Da aridez à leveza de ter um Lula no fim do túnel

Por Sandra Landim

Primeiramente gostaria de agradecer imensamente a Maricia Ciscato pelo convite para participar da Diretoria de Cartéis. Queria agradecer também a cada uma que compôs essa diretoria atravessada pelo desejo, Ana Luisa Rajo, Cristina Duba, Maria Antunes e Renata Martinez.

Estava há muitos anos na comissão de mídias, ali havia algo “dado”, uma vez que todas as atividades passavam de antemão por mim. Havia um automaton naquele modo de operar, estava ali numa zona de conforto.

A experiência de estar na diretoria de Cartéis trouxe a possibilidade de circular em outros espaços da Escola. Sacudiu esse automaton e foi necessário ressignificar o modo de estar e de fazer Escola. Foi um trabalho que suscitou muita angustia para poder me recolocar. Posso adiantar que houve muitas confusões de horários e datas para participar das atividades. Haja análise!

Passaram-se dois anos! De um lado é tanto tempo, de outro parece que passou num piscar de olhos. Tive que voltar ao nosso grupo para relembrar por onde começamos.

O funcionamento proposto foi de que formássemos um cartel, esse dispositivo que Lacan propôs desde a fundação de sua Escola. Trabalho de pequenos grupos que, a meu ver, é uma forma de fazer uma Escola viva. No texto O lugar do cartel na formação do analista, Nohemí Brown nos diz: “Trata-se não mais de um saber Suposto, senão de um saber a produzir. E mais do que produzir um saber, trata-se de produzir uma mudança de posição com relação ao saber.

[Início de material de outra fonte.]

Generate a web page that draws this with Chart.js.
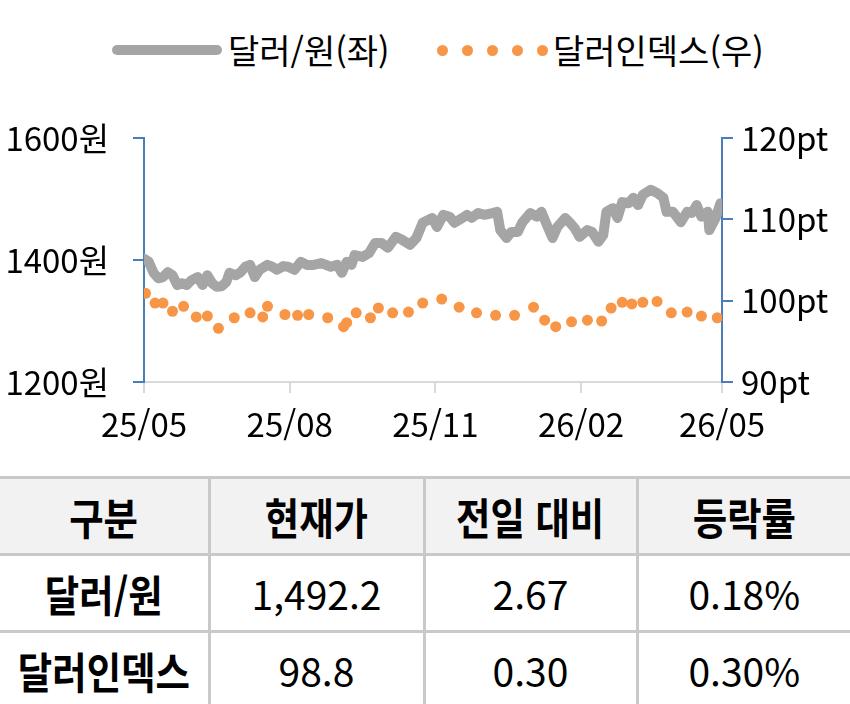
<!DOCTYPE html>
<html lang="ko">
<head>
<meta charset="utf-8">
<script src="https://cdn.jsdelivr.net/npm/chart.js@4"></script>
<style>
  html, body { margin:0; padding:0; background:#fff; }
  body { width:850px; height:704px; position:relative; overflow:hidden;
         font-family:"Noto Sans CJK KR","Noto Sans",sans-serif; color:#000; }
  #chartBox { position:absolute; left:0; top:0; width:850px; height:470px; }
  .legend { position:absolute; top:28px; height:44px; line-height:44px; font-size:34px; white-space:nowrap; }
  .lg-line { position:absolute; left:112px; top:45px; width:110px; height:10px; border-radius:5px; background:#A5A5A5; }
  .lg-dot { position:absolute; top:45px; width:11px; height:11px; border-radius:50%; background:#F79646; }
  table { position:absolute; left:0; top:476px; width:850px; border-collapse:collapse; table-layout:fixed; }
  td, th { text-align:center; vertical-align:middle; font-size:39px; padding:0; height:74px;
           border-left:3px solid #C9C9C9; border-top:3px solid #C9C9C9; white-space:nowrap; }
  td:first-child, th:first-child { border-left:none; }
  th { background:#F2F2F2; font-weight:700; }
  td { font-weight:400; }
  .kr { display:inline-block; font-size:43px; font-weight:700; transform:scaleX(0.87); transform-origin:center; }
</style>
</head>
<body>
<div class="lg-line"></div>
<div class="legend" style="left:228px;">달러/원(좌)</div>
<div class="lg-dot" style="left:437px;"></div>
<div class="lg-dot" style="left:462px;"></div>
<div class="lg-dot" style="left:487px;"></div>
<div class="lg-dot" style="left:512px;"></div>
<div class="lg-dot" style="left:537px;"></div>
<div class="legend" style="left:553px;">달러인덱스(우)</div>

<div id="chartBox"><canvas id="c"></canvas></div>

<table id="tbl"></table>

<script>
// ---- Data ----
const seriesNames = ['달러/원(좌)', '달러인덱스(우)'];
const xTickDays = [0, 92, 184, 276, 365];
const xTickLabels = ['25/05', '25/08', '25/11', '26/02', '26/05'];
const leftTicks = [1200, 1400, 1600];
const rightTicks = [90, 100, 110, 120];

// 달러/원 (days since 2025-05-01)
const krwDays = [0,3,6,9,12,15,18,21,24,27,30,34,37,40,43,46,49,52,54,58,61,64,67,70,73,78,81,84,88,91,
  95,99,103,107,112,118,122,125,128,131,133,138,142,146,150,154,159,163,168,172,176,182,185,
  189,193,196,201,204,207,211,215,220,223,225,229,232,236,239,244,248,251,255,258,261,266,269,272,275,
  280,283,287,290,292,296,299,302,306,309,312,315,320,324,328,330,334,339,343,346,349,352,356,357,361,364,365];
const krwValues = [1402,1397,1379,1370,1372,1380,1375,1359,1362,1359,1367,1372,1359,1375,1362,1356,1357,1364,1379,1375,1380,1389,1392,1372,1384,1392,1389,1384,1390,1389,
  1384,1397,1392,1392,1395,1389,1392,1379,1397,1392,1408,1405,1411,1428,1428,1420,1438,1433,1425,1436,1461,1469,1454,
  1474,1471,1461,1469,1474,1469,1477,1474,1477,1479,1449,1436,1446,1446,1462,1477,1471,1479,1454,1436,1454,1469,1461,1452,1438,
  1449,1446,1430,1441,1479,1485,1469,1495,1493,1502,1490,1507,1515,1510,1502,1479,1479,1462,1479,1477,1490,1471,1479,1449,1469,1493,1492.2];

// 달러인덱스 (weekly)
const dxyDays = [1,7,12,18,25,33,40,47,57,67,75,78,89,97,104,116,126,128,134,143,148,157,167,176,188,199,210,222,234,246,253,260,270,280,289,295,302,308,315,324,333,343,352,362];
const dxyValues = [100.9,99.7,99.7,98.7,99.3,98.0,98.1,96.6,97.9,98.5,98.0,99.3,98.3,98.2,98.3,97.9,96.8,97.3,98.5,97.9,99.1,98.5,98.6,99.7,100.2,99.2,98.5,98.2,98.2,99.2,97.6,96.8,97.4,97.6,97.5,99.1,99.8,99.6,99.8,99.9,98.5,98.6,98.1,97.9];

// Table
const tableHeader = ['구분', '현재가', '전일 대비', '등락률'];
const tableRows = [
  ['달러/원', '1,492.2', '2.67', '0.18%'],
  ['달러인덱스', '98.8', '0.30', '0.30%']
];

// ---- Table build ----
const tbl = document.getElementById('tbl');
const colW = [209, 215, 213, 213];
let html = '<colgroup>' + colW.map(w => `<col style="width:${w}px">`).join('') + '</colgroup>';
html += '<tr>' + tableHeader.map(h => `<th><span class="kr">${h}</span></th>`).join('') + '</tr>';
tableRows.forEach(r => {
  html += '<tr>' + r.map((c, i) => i === 0 ? `<td><span class="kr">${c}</span></td>` : `<td>${c}</td>`).join('') + '</tr>';
});
tbl.innerHTML = html;

// ---- Chart ----
const FONT = { family: '"Noto Sans CJK KR","Noto Sans",sans-serif', size: 33 };
const BLUE = '#4A7EBB';

new Chart(document.getElementById('c'), {
  data: {
    datasets: [
      {
        type: 'line',
        label: seriesNames[0],
        data: krwDays.map((d, i) => ({ x: d, y: krwValues[i] })),
        yAxisID: 'y',
        borderColor: '#A5A5A5',
        borderWidth: 10,
        borderJoinStyle: 'round',
        borderCapStyle: 'round',
        pointRadius: 0,
        tension: 0,
        order: 2
      },
      {
        type: 'line',
        label: seriesNames[1],
        data: dxyDays.map((d, i) => ({ x: d, y: dxyValues[i] })),
        yAxisID: 'y2',
        showLine: false,
        pointRadius: 5.5,
        pointBackgroundColor: '#F79646',
        pointBorderWidth: 0,
        backgroundColor: '#F79646',
        order: 1
      }
    ]
  },
  options: {
    responsive: true,
    maintainAspectRatio: false,
    animation: false,
    events: [],
    layout: { padding: { top: 138, bottom: 0, left: 0, right: 0 } },
    plugins: { legend: { display: false }, tooltip: { enabled: false } },
    scales: {
      x: {
        type: 'linear',
        min: 0, max: 365,
        afterBuildTicks: s => { s.ticks = xTickDays.map(v => ({ value: v })); },
        afterFit: s => { s.height = 88; },
        ticks: {
          autoSkip: false, maxRotation: 0, color: '#000', font: FONT, padding: 12,
          callback: v => { const i = xTickDays.indexOf(v); return i >= 0 ? xTickLabels[i] : ''; }
        },
        grid: { drawOnChartArea: false, drawTicks: true, tickLength: 11, color: '#D9D9D9', lineWidth: 2 },
        border: { display: true, color: '#D9D9D9', width: 2 }
      },
      y: {
        position: 'left',
        min: 1200, max: 1600,
        afterBuildTicks: s => { s.ticks = leftTicks.map(v => ({ value: v })); },
        afterFit: s => { s.width = 144; },
        ticks: { color: '#000', font: FONT, padding: 24, callback: v => v + '원' },
        grid: { drawOnChartArea: false, drawTicks: true, tickLength: 11, color: BLUE, lineWidth: 2 },
        border: { display: true, color: BLUE, width: 2 }
      },
      y2: {
        position: 'right',
        min: 90, max: 120,
        afterBuildTicks: s => { s.ticks = rightTicks.map(v => ({ value: v })); },
        afterFit: s => { s.width = 128; },
        ticks: { color: '#000', font: FONT, padding: 8, callback: v => v + 'pt' },
        grid: { drawOnChartArea: false, drawTicks: true, tickLength: 11, color: BLUE, lineWidth: 2 },
        border: { display: true, color: BLUE, width: 2 }
      }
    }
  }
});
</script>
</body>
</html>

Nesse sentido, o cartel é um lugar de formação permanente, o lugar de formação que se centra na produção do sujeito, sobre seu desejo de saber.”[1]

Eram muitas as atividades da diretoria. No procura-se cartel, pude pela primeira vez me servir deste espaço. Nunca tinha participado de um, mas por estar agora fazendo parte da comissão, me interessei por um tema, entrei em contato e já tinham outras duas pessoas interessadas, ou seja, éramos 4, pensamos no +1, o convidamos e começamos o cartel.

Entre manhãs de cartel, noites de cartel, procura-se cartel, tivemos também a jornada de cartéis. Acredito que a pandemia nos trouxe um novo funcionamento de trabalho: por um lado não temos mais o encontro dos corpos, mas já estamos voltando aos poucos a isso, por outro, o isolamento possibilitou o trabalho com colegas de outros espaços que não chegariam à nossa casa por uma questão geográfica. Imagino que, também por essa razão, tivemos tantos trabalhos inscritos nas Jornadas. Em tempos tão áridos poder se reunir em pequenos grupos chega a ser um privilégio…

A jornada de cartéis foi um acontecimento, mais de 40 trabalhos inscritos! Foi preciso ler os trabalhos, separar os temas e dividir em mesas. Houve enunciações muito importantes sobre a formação do analista e o desejo do analista entre outros.

No nosso pequeno grupo, entre arregaçar as mangas e se colocar ao trabalho prático, havia também o próprio cartel. A partir dos tempos que estávamos vivendo e a partir do ponto de onde Lacan criou o cartel, o nosso tema não poderia ser outro senão o Cartel e a guerra. Retomamos textos fundamentais. Não por acaso foram textos que fizeram parte da bibliografia das 29ª Jornadas Clínicas da EBP – Seção Rio e ICP RJ “Lógicas coletivas nos tempos que correm[2], e continuam sendo questões fundamentais à formação do “analista cidadão”.

Do funcionamento de um cartel, Lacan em D’écolage também diz que “não se espera nenhum progresso além daquele de uma exposição periódica, tanto dos resultados quanto das crises do trabalho”[3]

Não consegui circunscrever bem meu tema, estava às voltas com a lógica do cancelamento a partir da guerra das narrativas. Parece que esta guerra não tem fim… Teria?

Com o país dividido, o desejo do cancelamento do Outro não dá só por parte dos opositores. Quando o Roberto Jefferson e o ex-vereador Gabriel Monteiro são presos, quando Guilherme de Pádua morre, há um contentamento que me assusta. Estaríamos nos assemelhando a eles pela lógica do ódio, pela pulsão de morte? Maria do Rosário Collier do Rêgo Barros em seu texto A escolha pela democracia (2018) diz “A escolha da democracia implica em ter que fazer algo com esse ódio que habita em cada um de nós e que em certos momentos históricos é ativado da pior maneira possível.” Deixo aqui uma pergunta da Rosário que me faz questão “Como fazer para sair do empuxo à guerra, nós contra eles?” Isto é possível?


[1] https://www.ebp.org.br/correio_express/005/lugar_cartel.html
[2] Jornadas que aconteceram nos dias 4 e 5 de novembro de 2022.